Detective Mike Traxler of the Warren County Sheriff's Department uses a boat to patrol a flooded neighborhood May 12, 2011 in Vicksburg, Mississippi. The Sheriff's Department has been maintaining regular patrols in the flooded areas of Vicksburg watching for looters and stranded residents and their pets.
William Jefferson fishes in the street near his flooded home in the King's Community neighborhood May 11, 2011 in Vicksburg, Mississippi. The Mississippi River at Vicksburg is expected to crest near record levels at 58.5 feet by May 12. Heavy rains have left the ground saturated, rivers swollen, and have caused widespread flooding in Missouri, Illinois, Kentucky, Tennessee, and Arkansas.

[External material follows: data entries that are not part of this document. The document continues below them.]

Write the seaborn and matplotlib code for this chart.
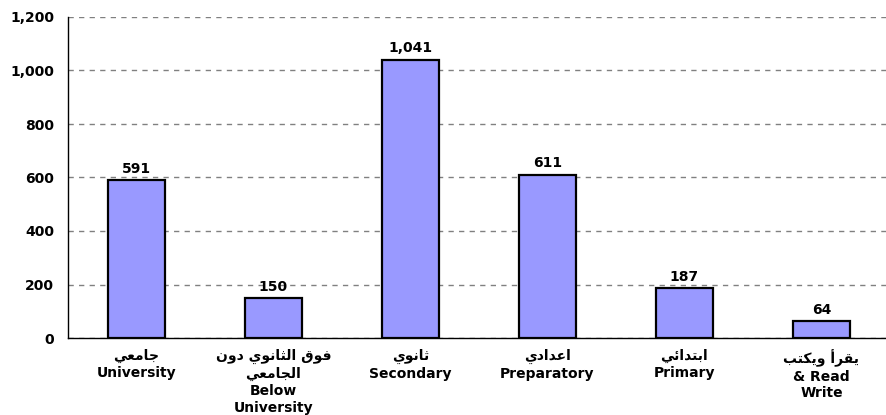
import numpy as np
import matplotlib
matplotlib.use("Agg")
import matplotlib.pyplot as plt
import seaborn as sns
import pandas as pd

# data
arabic_names = ["جامعي", "فوق الثانوي دون\nالجامعي", "ثانوي", "اعدادي", "ابتدائي", "يقرأ ويكتب"]
english_names = ["University", "Below\nUniversity", "Secondary", "Preparatory", "Primary", "& Read\nWrite"]
counts = [591, 150, 1041, 611, 187, 64]
y_ticks = [0, 200, 400, 600, 800, 1000, 1200]

# minimal arabic shaping (matplotlib has no shaping / bidi)
FORMS = {
    "ا": ("\uFE8D", "\uFE8E", None, None),
    "أ": ("\uFE83", "\uFE84", None, None),
    "ب": ("\uFE8F", "\uFE90", "\uFE91", "\uFE92"),
    "ت": ("\uFE95", "\uFE96", "\uFE97", "\uFE98"),
    "ث": ("\uFE99", "\uFE9A", "\uFE9B", "\uFE9C"),
    "ج": ("\uFE9D", "\uFE9E", "\uFE9F", "\uFEA0"),
    "د": ("\uFEA9", "\uFEAA", None, None),
    "ر": ("\uFEAD", "\uFEAE", None, None),
    "ع": ("\uFEC9", "\uFECA", "\uFECB", "\uFECC"),
    "ف": ("\uFED1", "\uFED2", "\uFED3", "\uFED4"),
    "ق": ("\uFED5", "\uFED6", "\uFED7", "\uFED8"),
    "ك": ("\uFED9", "\uFEDA", "\uFEDB", "\uFEDC"),
    "ل": ("\uFEDD", "\uFEDE", "\uFEDF", "\uFEE0"),
    "م": ("\uFEE1", "\uFEE2", "\uFEE3", "\uFEE4"),
    "ن": ("\uFEE5", "\uFEE6", "\uFEE7", "\uFEE8"),
    "و": ("\uFEED", "\uFEEE", None, None),
    "ي": ("\uFEF1", "\uFEF2", "\uFEF3", "\uFEF4"),
    "ئ": ("\uFE89", "\uFE8A", "\uFE8B", "\uFE8C"),
}


def shape_line(s):
    out = []
    for i, ch in enumerate(s):
        if ch not in FORMS:
            out.append(ch)
            continue
        prev = s[i - 1] if i > 0 else ""
        nxt = s[i + 1] if i + 1 < len(s) else ""
        join_prev = prev in FORMS and FORMS[prev][2] is not None
        join_next = nxt in FORMS and FORMS[ch][2] is not None
        iso, fin, ini, med = FORMS[ch]
        if join_prev and join_next:
            out.append(med)
        elif join_prev:
            out.append(fin)
        elif join_next:
            out.append(ini)
        else:
            out.append(iso)
    return "".join(out)[::-1]


def shape(s):
    return "\n".join(shape_line(l) for l in s.split("\n"))


labels = [shape(a) + "\n" + e for a, e in zip(arabic_names, english_names)]

df = pd.DataFrame({"level": labels, "count": counts})

sns.set_style("white")
plt.rcParams["font.family"] = ["DejaVu Sans"]
plt.rcParams["text.color"] = "black"
plt.rcParams["xtick.color"] = "black"
plt.rcParams["ytick.color"] = "black"

fig = plt.figure(figsize=(8.86, 4.15), dpi=100)
ax = fig.add_axes([68 / 886, 77 / 415, 822 / 886, 321 / 415])

sns.barplot(data=df, x="level", y="count", color="#9999ff", saturation=1,
            width=0.42, edgecolor="black", linewidth=1.6, ax=ax, zorder=3)

ax.set_xlim(-0.5, 5.5)
ax.set_ylim(0, 1200)
ax.set_yticks(y_ticks)
ax.set_yticklabels([f"{v:,}" for v in y_ticks], fontweight="bold", fontsize=10)
ax.yaxis.grid(True, linestyle=(0, (3.8, 3.8)), color="#808080", linewidth=1, zorder=0)
ax.xaxis.grid(False)

ax.set_xticks(range(len(labels)))
ax.set_xticklabels(labels, fontweight="bold", fontsize=10, linespacing=1.25)
ax.set_xticks(np.arange(0.5, 5.5, 1), minor=True)
ax.tick_params(axis="x", which="major", length=0, pad=8)
ax.tick_params(axis="x", which="minor", length=5, direction="out", color="black")
ax.tick_params(axis="y", length=8, direction="out", color="black", pad=2)

for side in ["top", "right"]:
    ax.spines[side].set_visible(False)
ax.spines["left"].set_color("black")
ax.spines["bottom"].set_color("black")
ax.spines["left"].set_linewidth(1)
ax.spines["bottom"].set_linewidth(1)

ax.set_xlabel("")
ax.set_ylabel("")

ax.bar_label(ax.containers[0], labels=[f"{v:,}" for v in counts],
             padding=3, fontweight="bold", fontsize=10, color="black")

fig.savefig("out.png", dpi=100)
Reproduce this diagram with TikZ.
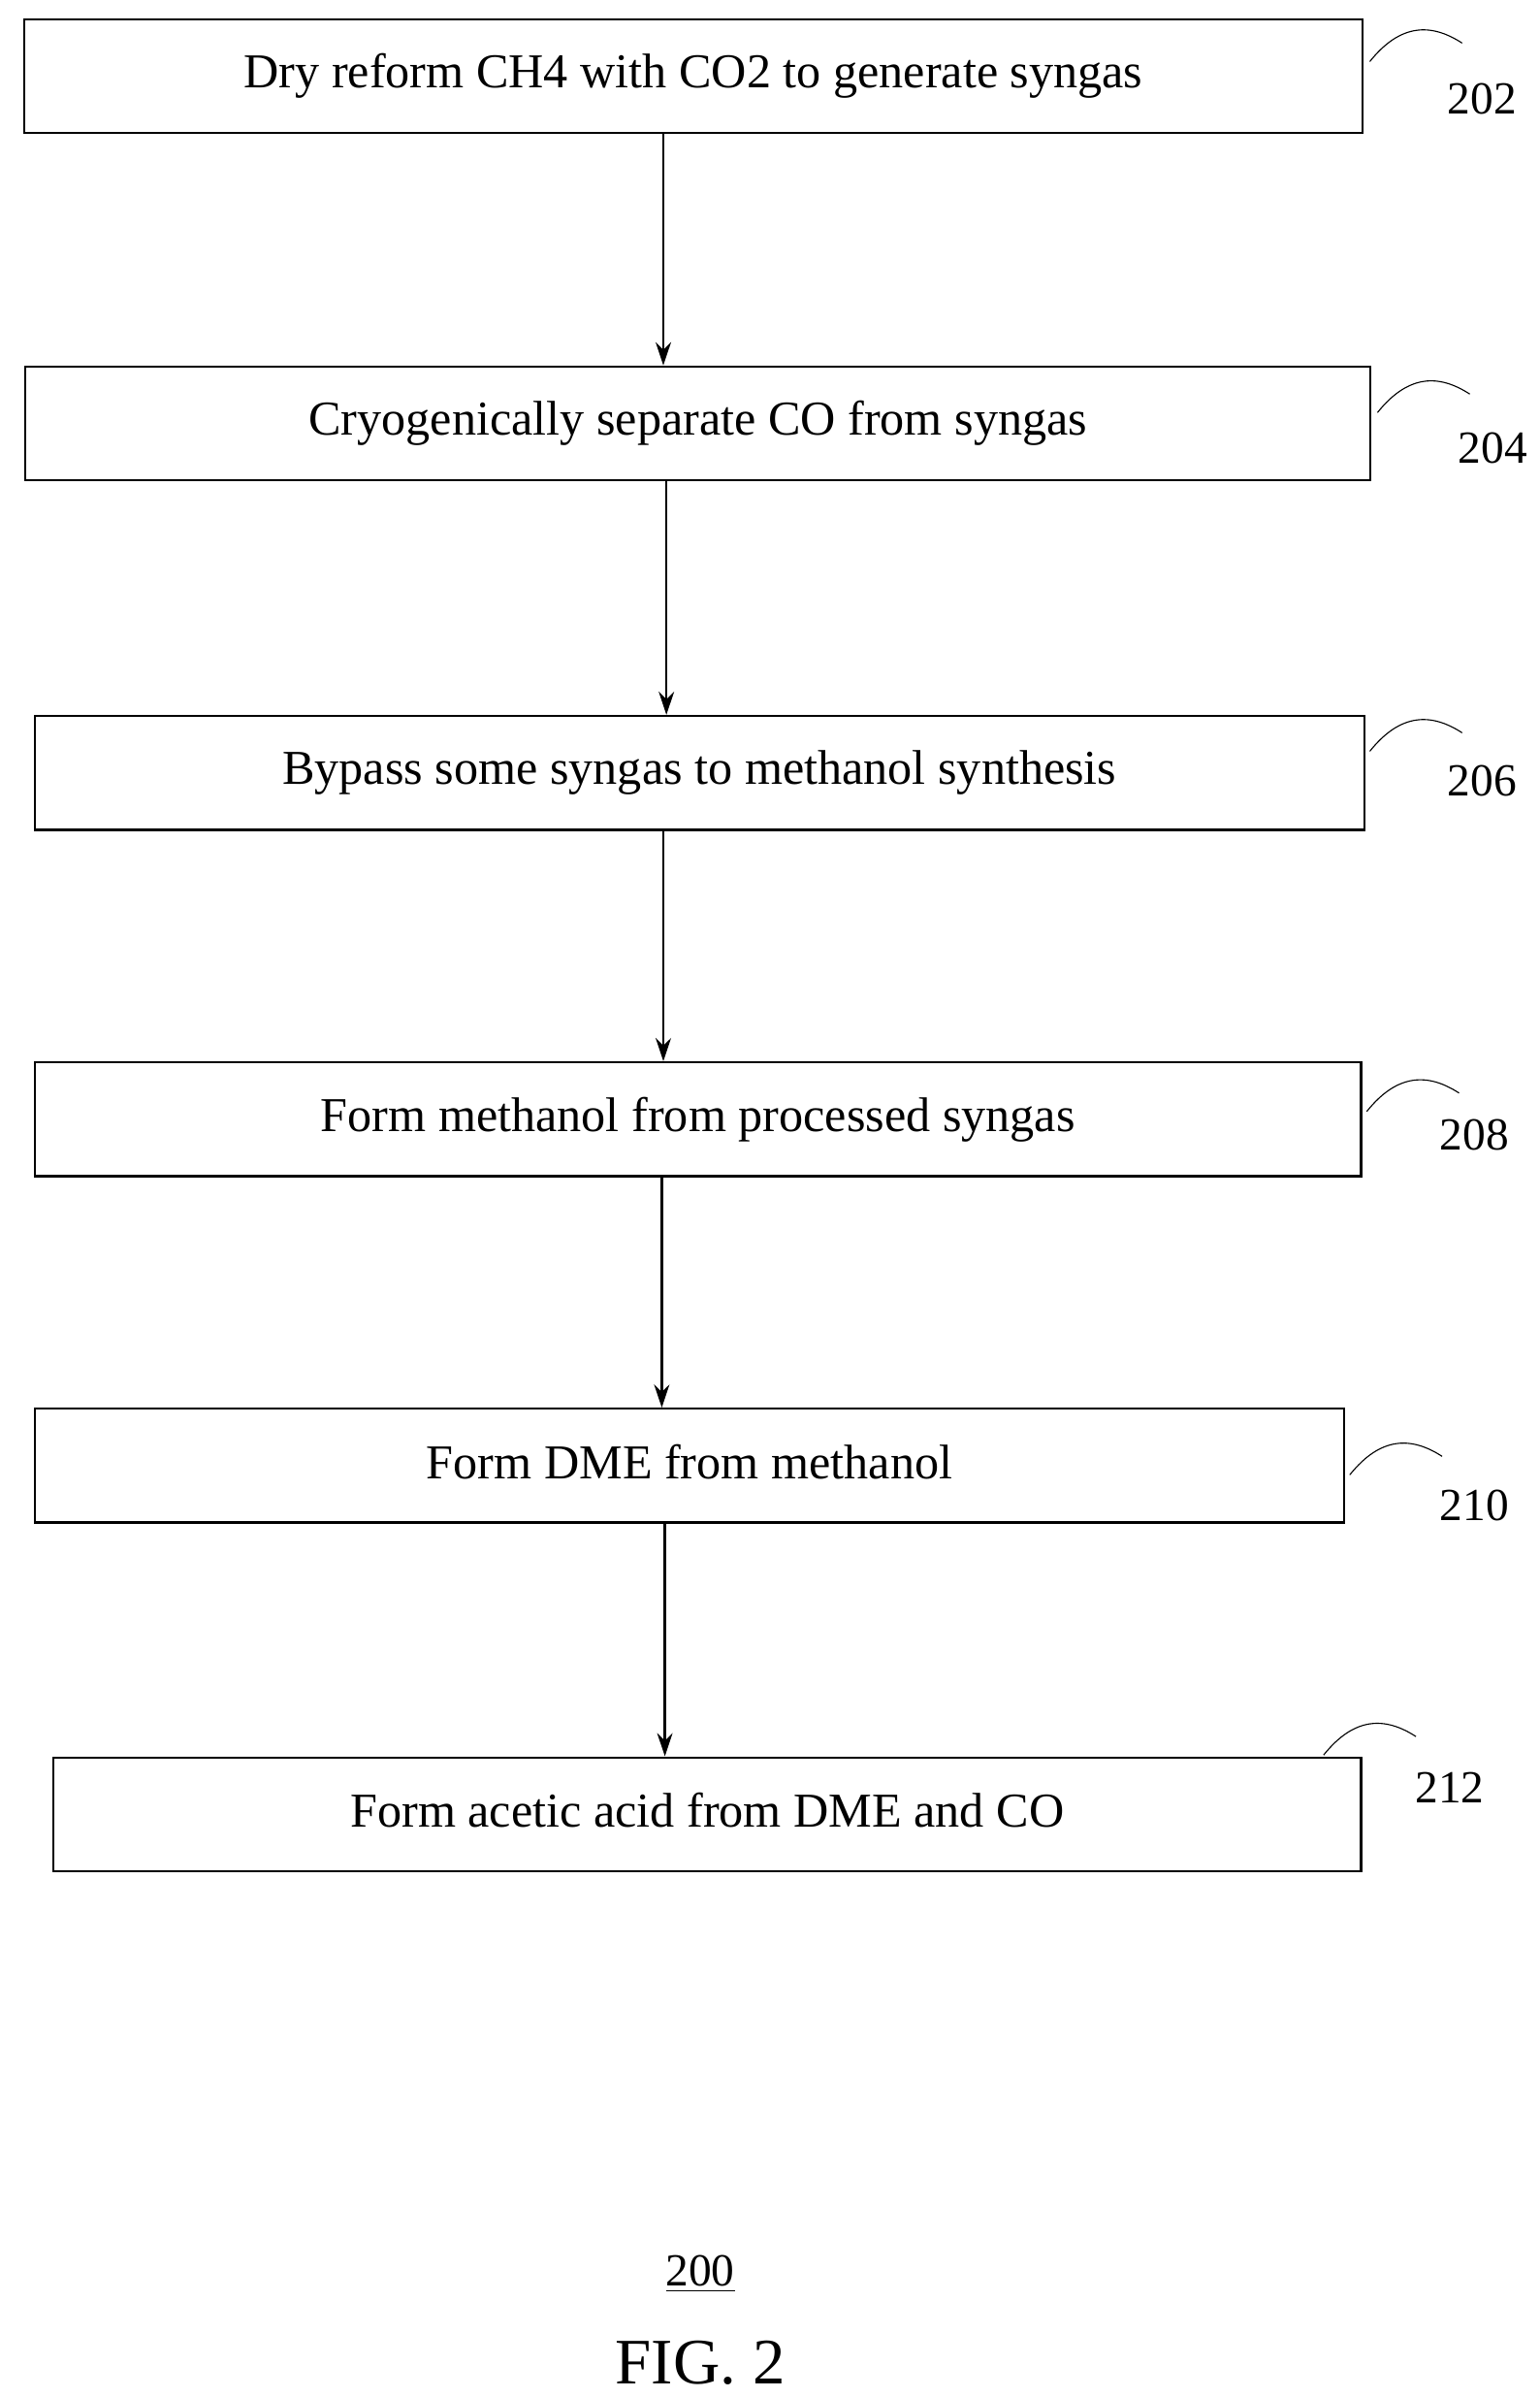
\documentclass[tikz,border=0pt]{standalone}
\usepackage{fontspec}
\setmainfont{Liberation Serif}
\usetikzlibrary{arrows.meta,positioning}
\tikzset{
    stage/.style={rectangle, draw=black, thick, text centered, font=\fontsize{18}{21}\selectfont, minimum height=1.48cm, inner sep=0pt},
    ref/.style={font=\fontsize{17}{20}\selectfont},
    arrow/.style={thick, -{Stealth[length=3mm,width=2mm]}},
}
\begin{document}
\begin{tikzpicture}[x=0.02cm, y=-0.02cm]
\useasboundingbox (0,0) rectangle (1000,1557);

% stages
\node[stage, minimum width=17.4cm] (s202) at (450.5,49.5) {\raisebox{3pt}{Dry reform CH4 with CO2 to generate syngas}};
\node[stage, minimum width=17.48cm] (s204) at (453.5,275) {\raisebox{3pt}{Cryogenically separate CO from syngas}};
\node[stage, minimum width=17.28cm] (s206) at (454.5,502) {\raisebox{3pt}{Bypass some syngas to methanol synthesis}};
\node[stage, minimum width=17.24cm] (s208) at (453.5,727) {\raisebox{3pt}{Form methanol from processed syngas}};
\node[stage, minimum width=17.02cm] (s210) at (448,952) {\raisebox{3pt}{Form DME from methanol}};
\node[stage, minimum width=17.0cm] (s212) at (459.5,1178.5) {\raisebox{3pt}{Form acetic acid from DME and CO}};

% arrows
\draw[arrow] (s202.south -| 431,0) -- (s204.north -| 431,0);
\draw[arrow] (s204.south -| 433,0) -- (s206.north -| 433,0);
\draw[arrow] (s206.south -| 431,0) -- (s208.north -| 431,0);
\draw[arrow] (s208.south -| 430,0) -- (s210.north -| 430,0);
\draw[arrow] (s210.south -| 432,0) -- (s212.north -| 432,0);

% reference numerals
\node[ref] (r202) at (963,64) {202};
\node[ref] (r204) at (970,291) {204};
\node[ref] (r206) at (963,507) {206};
\node[ref] (r208) at (958,737) {208};
\node[ref] (r210) at (958,978) {210};
\node[ref] (r212) at (942,1161) {212};
\foreach \x/\y in {890/40, 895/268, 890/488, 888/722, 877/958, 860/1140}
  \draw (\x,\y) .. controls (\x+20,\y-25) and (\x+40,\y-25) .. (\x+60,\y-12);

\node[ref] (fig) at (455,1477) {\underline{200}};
\node[font=\fontsize{24}{28}\selectfont] (cap) at (455,1535) {FIG. 2};
\end{tikzpicture}
\end{document}
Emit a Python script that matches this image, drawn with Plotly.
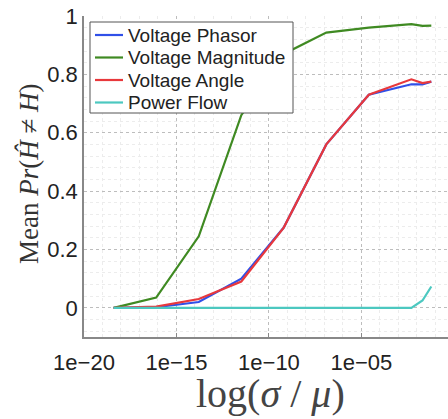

Townhomes on Mud Island sit in floodwater from the Mississippi River May 10, 2011 in Memphis, Tennessee. The Mississippi reached its crest at Memphis the night before at about four inches less than anticipated and nearly a foot shy of the record crest of 1937.
Barricades block access to a flooded neighborhood May 10, 2011 in Vicksburg, MS. The Mississippi river at Vicksburg is expected to rise an additional four feet by Thursday.
Floodwater covers Beale Street at the edge of the Mississippi River May 7, 2011 in Memphis, Tennessee.
Floodwater surrounds homes May 3, 2011 in East Prairie, Missouri. Heavy rains have left the ground saturated, rivers swollen, and has caused widespread flooding in Missouri, Illinois, Kentucky and Arkansas.
The height of the Mississippi River is gauged as water from the rising river is released through the Bonnet Carre Spillway May 9, 2011 in Norco, Louisiana.
The Army Corps of Engineers began redirecting part of the Mississippi River through the spillway today to lower river levels and reduce pressure on levees in order to avoid a catastrophic failure. The water will flow nearly 6 miles north before emptying into Lake Pontchartrain as the Mississippi rises close to the highest level ever upriver in Memphis.
Floodwater engulfs a home after the Army Corps of Engineers blew a massive hole in a levee at the confluence of the Mississippi and Ohio Rivers to divert water from the town of Cairo, Illinois May 3, 2011 near Wyatt, Missouri.
The diversion flooded about 130,000 acres of Missouri farmland and 100 homes in the state. Heavy rains have left the ground saturated, rivers swollen, and has caused widespread flooding in Missouri, Illinois, Kentucky and Arkansas.
A woman looks at flooded homes May 9, 2011 in Memphis. The Mississippi River is crested at 47.85 feet, which is about 8 inches shy of the record set during the flood of 1937.
A home is surrounded by floodwater in the West Junction neighborhood May 8, 2011 in Memphis, Tennessee.
A firetruck drives down a flooded street May 7, 2011 in Memphis, Tennessee. Heavy rains have left the ground saturated, rivers swollen, and have caused widespread flooding in Missouri, Illinois, Kentucky, Tennessee, and Arkansas.
Residents paddle a boat past houses being swallowed up by floodwater May 7, 2011 in Memphis, Tennessee.
Workers from Memphis Light Gas and Water use sandbags to re-enforce a flood gate erected across Chelsea Avenue May 7, 2011 in Memphis, Tennessee.
A house is engulfed by floodwater May 7, 2011 in Memphis, Tennessee.
Roy Presson (C) embraces his daughters Catherine (L) and Amanda as they stand on the edge of State Highway HH looking out at their family farm on May 3, 2011 at Wyatt, Missouri.
The Presson home and 2,400 acres of land that they farmed was flooded last night when the Army Corps of Engineers blew a massive hole in a levee at the confluence of the Mississippi and Ohio Rivers to help save the town of Cairo, Illinois. Residents of Missouri, Illinois, Tennessee and Arkansas are bracing for record flooding from the two rivers.